Some companies have continued to do the in-depth customer research that is necessary to fully understand their customers’ changing purchase behaviors. However, no company knows how their customers’ digital behavior may change in the very near future—for example, the next three years. For this reason, it is imperative to develop a customer research program that looks not only at usability, but also examines the fundamental contexts and mechanics of the purchasing process, as seen through the eyes of a company’s customers. Obviously, such a research program needs to take into account the new options that continually emerge into customer awareness.
One approach to understanding new usage patterns that I’ve used—and previously written about for UXmatters—is the video diary. Video diaries are a particularly useful method of gaining an in-depth understanding of the rapidly evolving ways in which consumers use multiple, related technologies to achieve their goals.
Ethnographic research is another useful method of getting a very personal window into the life contexts and purchasing-decision processes of customers. Most companies don’t have in-house ethnographic research skills—particularly not resources who can do this research in a way that enables the research to drive UX strategy. But as companies increasingly recognize the growing need to keep up with changing customer behavior that is mediated by technology and UX design, ethnographic research skills will be in greater demand and more agencies will offer them.
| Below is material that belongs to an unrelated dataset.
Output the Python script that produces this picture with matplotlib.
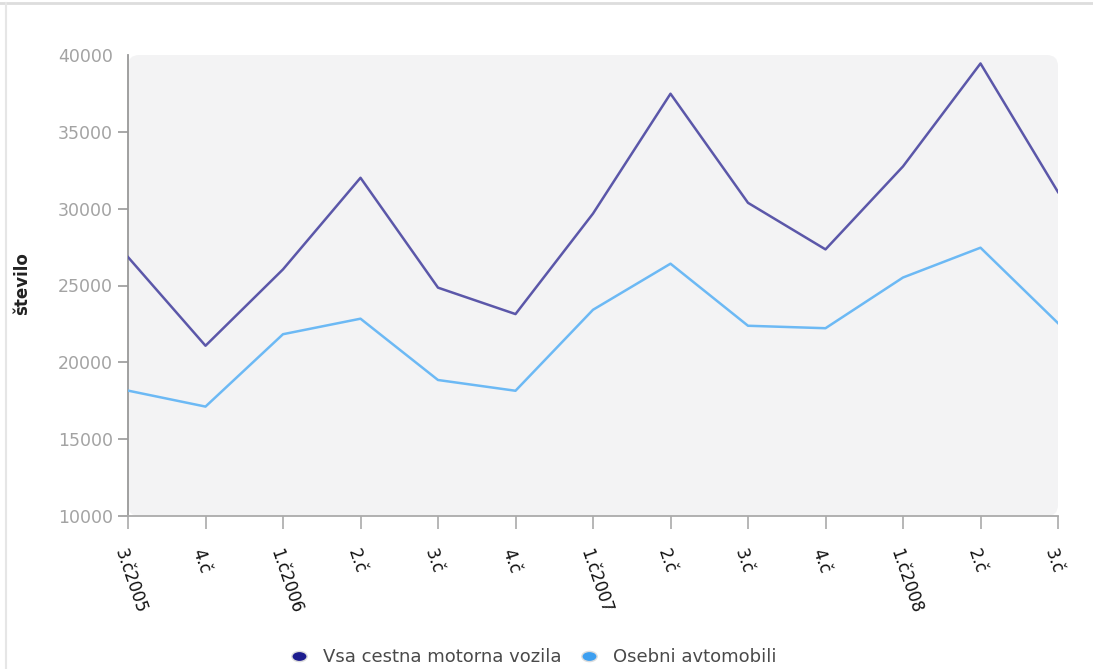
### Quarterly registrations of road motor vehicles, line chart
# Two series: all road motor vehicles and passenger cars.

import matplotlib.pyplot as plt
from matplotlib.lines import Line2D
from matplotlib.patches import FancyBboxPatch
from matplotlib.path import Path
from matplotlib.transforms import Affine2D

quarters = ["3.č2005", "4.č", "1.č2006", "2.č", "3.č", "4.č", "1.č2007",
            "2.č", "3.č", "4.č", "1.č2008", "2.č", "3.č"]
vsa_vozila = [26850, 21080, 26050, 32010, 24860, 23140, 29680,
              37480, 30380, 27350, 32750, 39450, 31080]
osebni = [18160, 17120, 21830, 22840, 18850, 18150, 23420,
          26420, 22380, 22220, 25520, 27460, 22550]

series_names = ["Vsa cestna motorna vozila", "Osebni avtomobili"]
line_colors = ["#5b57a9", "#6cb9f4"]
legend_colors = ["#1c1c8e", "#3d9ff0"]

plt.rcParams['font.family'] = ['DejaVu Sans']

fig = plt.figure(figsize=(10.93, 6.69), dpi=100)
ax = fig.add_axes([128 / 1093, 1 - 516 / 669, 930 / 1093, 461 / 669])

ax.set_facecolor("none")
bg = FancyBboxPatch((0, 0), 1, 1, boxstyle="round,pad=0,rounding_size=0.012",
                    transform=ax.transAxes, facecolor="#f3f3f4",
                    edgecolor="none", zorder=0, mutation_aspect=2.0)
ax.add_patch(bg)

x = list(range(len(quarters)))
ax.plot(x, vsa_vozila, color=line_colors[0], lw=1.8, zorder=3)
ax.plot(x, osebni, color=line_colors[1], lw=1.8, zorder=3)

ax.set_xlim(0, len(quarters) - 1)
ax.set_ylim(10000, 40000)
ax.set_yticks(range(10000, 40001, 5000))
ax.set_xticks(x)
ax.set_xticklabels(quarters, rotation=-71, ha="left", va="top",
                   rotation_mode="anchor", fontsize=12, color="#111111")

ax.tick_params(axis="y", colors="#999999", labelsize=12.5, length=7,
               width=1.2, pad=4)
ax.tick_params(axis="y", labelcolor="#a3a3a3")
ax.tick_params(axis="x", length=9, width=1.2, color="#aaaaaa", pad=13)
ax.yaxis.get_major_ticks()[-1].tick1line.set_visible(False)

for s in ["top", "right"]:
    ax.spines[s].set_visible(False)
ax.spines["left"].set_color("#999999")
ax.spines["left"].set_linewidth(1.3)
ax.spines["bottom"].set_color("#aaaaaa")
ax.spines["bottom"].set_linewidth(1.3)

ax.set_ylabel("število", fontsize=12, color="#222222", fontweight="bold")
ax.yaxis.set_label_coords((31 - 128) / 930, 0.505)

# legend markers are small horizontal ellipses
ellipse = Path.unit_circle().transformed(Affine2D().scale(1.5, 1.0))
handles = [Line2D([], [], ls="none", marker=ellipse, markersize=11,
                  markerfacecolor=c, markeredgecolor="#dddddd")
           for c in legend_colors]
fig.legend(handles, series_names, loc="center", bbox_to_anchor=(529 / 1093, 1 - 657 / 669),
           ncol=2, frameon=False, fontsize=13, handletextpad=0.35,
           columnspacing=0.5, labelcolor="#4a4a4a")

# faint frame lines at top and left of the original screenshot
fig.add_artist(Line2D([0, 1], [1 - 3 / 669, 1 - 3 / 669], color="#dddddd", lw=2))
fig.add_artist(Line2D([6 / 1093, 6 / 1093], [0, 1 - 3 / 669], color="#e6e6e6", lw=1.5))

fig.savefig("out.png", dpi=100)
If this year’s budget won’t allow you to do video diaries or ethnographic studies, the next best method of discovering new behavioral trends is doing in-depth customer interviews. If possible, interview customers in the contexts where they use the technology—whether in their homes, their offices, or in public places. If not, bring them into your company’s offices for interviews. The types of questions and exercises you should use in conducting such interviews depends on the focus of your research and the specific design problems you are trying to solve. Topics that I have found to be relevant across many UX research projects include the following:
- participant characterization
- contexts of use
- emotions and motivations
- formation of the consideration set
- barriers and opportunities
- case histories
- prioritization of features and content
- description of the ideal experience
- participatory design
Doing research using these methods should enable UX team members to become familiar with their company’s customers—in terms of their top-priority needs, their behaviors, and the traits that differentiate one market segment from another. Without this deep familiarity with customer characteristics, it would be difficult for UX teams to formulate user scenarios and experience maps that realistically portray the multichannel options and decision criteria that customers increasingly use in their day-to-day life contexts.
The most common approach for representing knowledge about customers in an easy to remember format is through the creation of personas, user archetypes, or user profiles. These represent a form of behavioral segmentation, using key user attributes or dimensions as a basis for differentiation. UX designers and strategists can accommodate each of the key segments by taking into account their differentiating attributes. Whenever customer behavior changes noticeably—typically, every one or two years—you should update your personas. And all of the various departments in a company should base their work on the same personas, so efforts to meet customer needs are in alignment across the entire business.